*PROBLEM TO SOLVE*
Scan the records below for the line with "Write the seaborn" and the line with "from matplotlib.patches import Polygon", and retype that range exactly, both ends included, pictures excepted.

━━━━━ LISTED RECORDS ━━━━━

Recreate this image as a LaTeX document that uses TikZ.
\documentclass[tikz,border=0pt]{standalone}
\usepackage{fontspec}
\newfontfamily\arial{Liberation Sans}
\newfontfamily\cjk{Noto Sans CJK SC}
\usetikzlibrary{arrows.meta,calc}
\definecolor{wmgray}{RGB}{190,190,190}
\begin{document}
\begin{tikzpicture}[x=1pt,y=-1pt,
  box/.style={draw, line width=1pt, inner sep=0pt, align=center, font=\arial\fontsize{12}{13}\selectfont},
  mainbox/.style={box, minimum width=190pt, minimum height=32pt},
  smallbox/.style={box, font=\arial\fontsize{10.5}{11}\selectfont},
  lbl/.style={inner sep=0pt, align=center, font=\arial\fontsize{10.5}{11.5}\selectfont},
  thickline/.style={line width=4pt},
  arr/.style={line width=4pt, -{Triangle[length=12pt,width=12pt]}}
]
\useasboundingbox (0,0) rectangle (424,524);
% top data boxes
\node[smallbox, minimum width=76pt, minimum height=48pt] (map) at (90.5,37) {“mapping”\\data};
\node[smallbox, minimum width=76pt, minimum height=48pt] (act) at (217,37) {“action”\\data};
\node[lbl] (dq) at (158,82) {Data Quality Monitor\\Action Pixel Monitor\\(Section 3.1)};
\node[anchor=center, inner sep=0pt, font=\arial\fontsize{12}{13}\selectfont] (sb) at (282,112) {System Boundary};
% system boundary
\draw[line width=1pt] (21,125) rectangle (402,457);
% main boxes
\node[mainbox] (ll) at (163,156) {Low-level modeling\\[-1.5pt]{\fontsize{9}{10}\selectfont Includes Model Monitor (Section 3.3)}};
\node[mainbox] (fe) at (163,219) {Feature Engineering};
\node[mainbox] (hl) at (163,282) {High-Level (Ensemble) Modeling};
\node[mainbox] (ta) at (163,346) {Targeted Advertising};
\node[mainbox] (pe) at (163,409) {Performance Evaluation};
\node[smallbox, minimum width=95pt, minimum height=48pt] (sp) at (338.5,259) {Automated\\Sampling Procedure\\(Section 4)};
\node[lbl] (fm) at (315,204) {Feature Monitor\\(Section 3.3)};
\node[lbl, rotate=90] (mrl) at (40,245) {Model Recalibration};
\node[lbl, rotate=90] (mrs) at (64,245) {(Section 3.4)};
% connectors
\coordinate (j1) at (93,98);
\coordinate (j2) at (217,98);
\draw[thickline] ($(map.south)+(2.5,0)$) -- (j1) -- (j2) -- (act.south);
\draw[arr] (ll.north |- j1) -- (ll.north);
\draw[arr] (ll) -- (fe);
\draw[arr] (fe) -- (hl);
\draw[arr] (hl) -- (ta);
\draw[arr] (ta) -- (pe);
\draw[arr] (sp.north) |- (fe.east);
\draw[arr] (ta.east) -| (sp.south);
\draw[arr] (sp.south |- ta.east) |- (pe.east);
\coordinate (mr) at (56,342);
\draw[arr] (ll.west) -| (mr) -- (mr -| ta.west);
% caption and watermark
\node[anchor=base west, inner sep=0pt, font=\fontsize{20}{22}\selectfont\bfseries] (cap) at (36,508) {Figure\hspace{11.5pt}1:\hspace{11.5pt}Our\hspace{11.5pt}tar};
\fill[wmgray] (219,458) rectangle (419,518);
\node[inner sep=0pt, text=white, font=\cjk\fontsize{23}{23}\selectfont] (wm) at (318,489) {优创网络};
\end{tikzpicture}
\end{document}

━━━━━
━━━━━ LISTED RECORDS ━━━━━

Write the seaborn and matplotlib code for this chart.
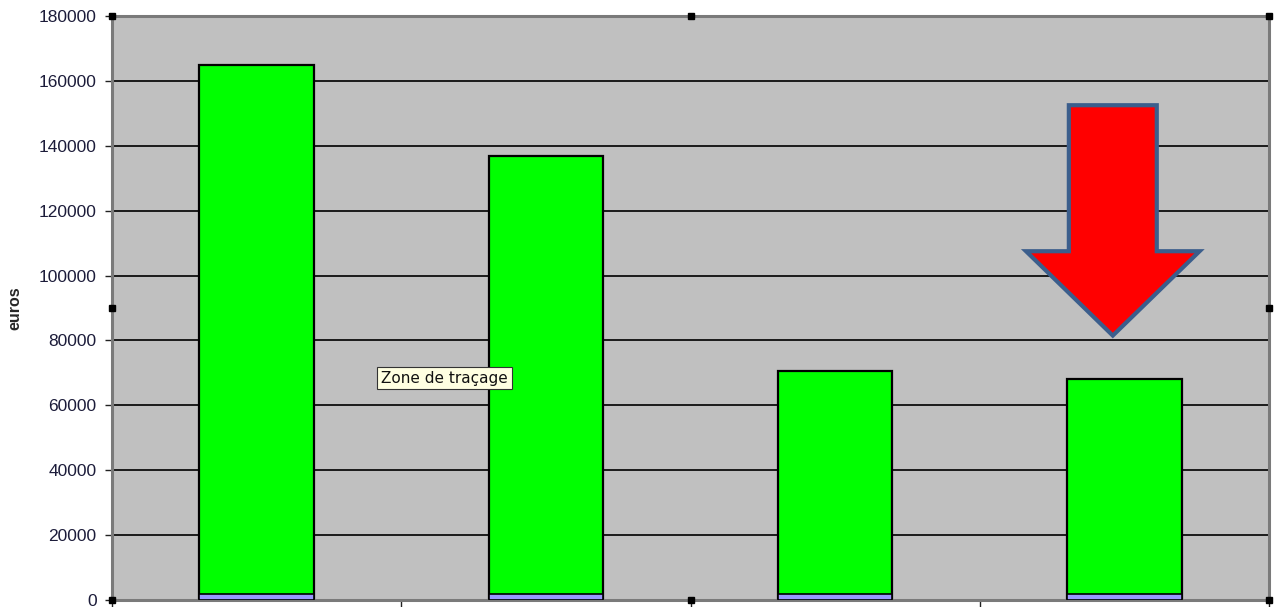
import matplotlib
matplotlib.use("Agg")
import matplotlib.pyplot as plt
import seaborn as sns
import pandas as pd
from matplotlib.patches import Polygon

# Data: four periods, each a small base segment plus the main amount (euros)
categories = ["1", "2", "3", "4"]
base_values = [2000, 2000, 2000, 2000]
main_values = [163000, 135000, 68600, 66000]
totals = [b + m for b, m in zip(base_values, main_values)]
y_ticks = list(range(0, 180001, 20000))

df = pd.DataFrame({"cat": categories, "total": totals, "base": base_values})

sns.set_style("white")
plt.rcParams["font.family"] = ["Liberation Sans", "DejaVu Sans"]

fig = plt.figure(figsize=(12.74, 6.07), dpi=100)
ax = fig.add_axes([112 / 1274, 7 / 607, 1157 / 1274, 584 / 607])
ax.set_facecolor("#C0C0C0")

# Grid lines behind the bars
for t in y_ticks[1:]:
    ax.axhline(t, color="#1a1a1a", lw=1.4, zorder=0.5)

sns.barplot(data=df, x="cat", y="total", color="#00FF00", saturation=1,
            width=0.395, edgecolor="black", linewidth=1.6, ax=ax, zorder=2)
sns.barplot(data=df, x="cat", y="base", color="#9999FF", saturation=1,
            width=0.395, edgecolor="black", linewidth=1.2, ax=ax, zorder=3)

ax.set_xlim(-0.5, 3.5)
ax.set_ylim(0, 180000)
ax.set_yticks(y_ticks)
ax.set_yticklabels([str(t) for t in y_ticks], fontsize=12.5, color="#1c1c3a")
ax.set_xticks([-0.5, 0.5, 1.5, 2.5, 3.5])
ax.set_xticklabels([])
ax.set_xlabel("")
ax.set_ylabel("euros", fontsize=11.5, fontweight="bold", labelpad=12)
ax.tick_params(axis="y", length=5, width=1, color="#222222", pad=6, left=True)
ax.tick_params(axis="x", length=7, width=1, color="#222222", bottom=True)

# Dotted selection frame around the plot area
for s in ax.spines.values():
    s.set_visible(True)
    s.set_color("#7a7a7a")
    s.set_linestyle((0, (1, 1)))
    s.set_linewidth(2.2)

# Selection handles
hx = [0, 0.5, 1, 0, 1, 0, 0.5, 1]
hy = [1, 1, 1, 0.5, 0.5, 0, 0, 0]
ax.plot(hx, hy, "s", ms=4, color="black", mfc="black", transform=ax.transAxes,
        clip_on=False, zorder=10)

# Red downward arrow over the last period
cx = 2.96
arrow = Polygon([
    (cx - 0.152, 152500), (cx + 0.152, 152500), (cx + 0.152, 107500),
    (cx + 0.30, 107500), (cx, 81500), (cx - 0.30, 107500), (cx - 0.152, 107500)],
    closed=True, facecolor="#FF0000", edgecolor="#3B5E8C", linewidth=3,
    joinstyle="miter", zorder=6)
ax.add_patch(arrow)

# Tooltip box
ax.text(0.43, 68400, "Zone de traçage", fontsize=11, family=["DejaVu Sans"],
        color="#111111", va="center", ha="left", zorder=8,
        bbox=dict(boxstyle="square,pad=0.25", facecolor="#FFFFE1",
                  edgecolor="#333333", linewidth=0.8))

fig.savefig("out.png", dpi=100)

━━━━━

*SOLUTION FOR THIS EXERCISE*
Write the seaborn and matplotlib code for this chart.
import matplotlib
matplotlib.use("Agg")
import matplotlib.pyplot as plt
import seaborn as sns
import pandas as pd
from matplotlib.patches import Polygon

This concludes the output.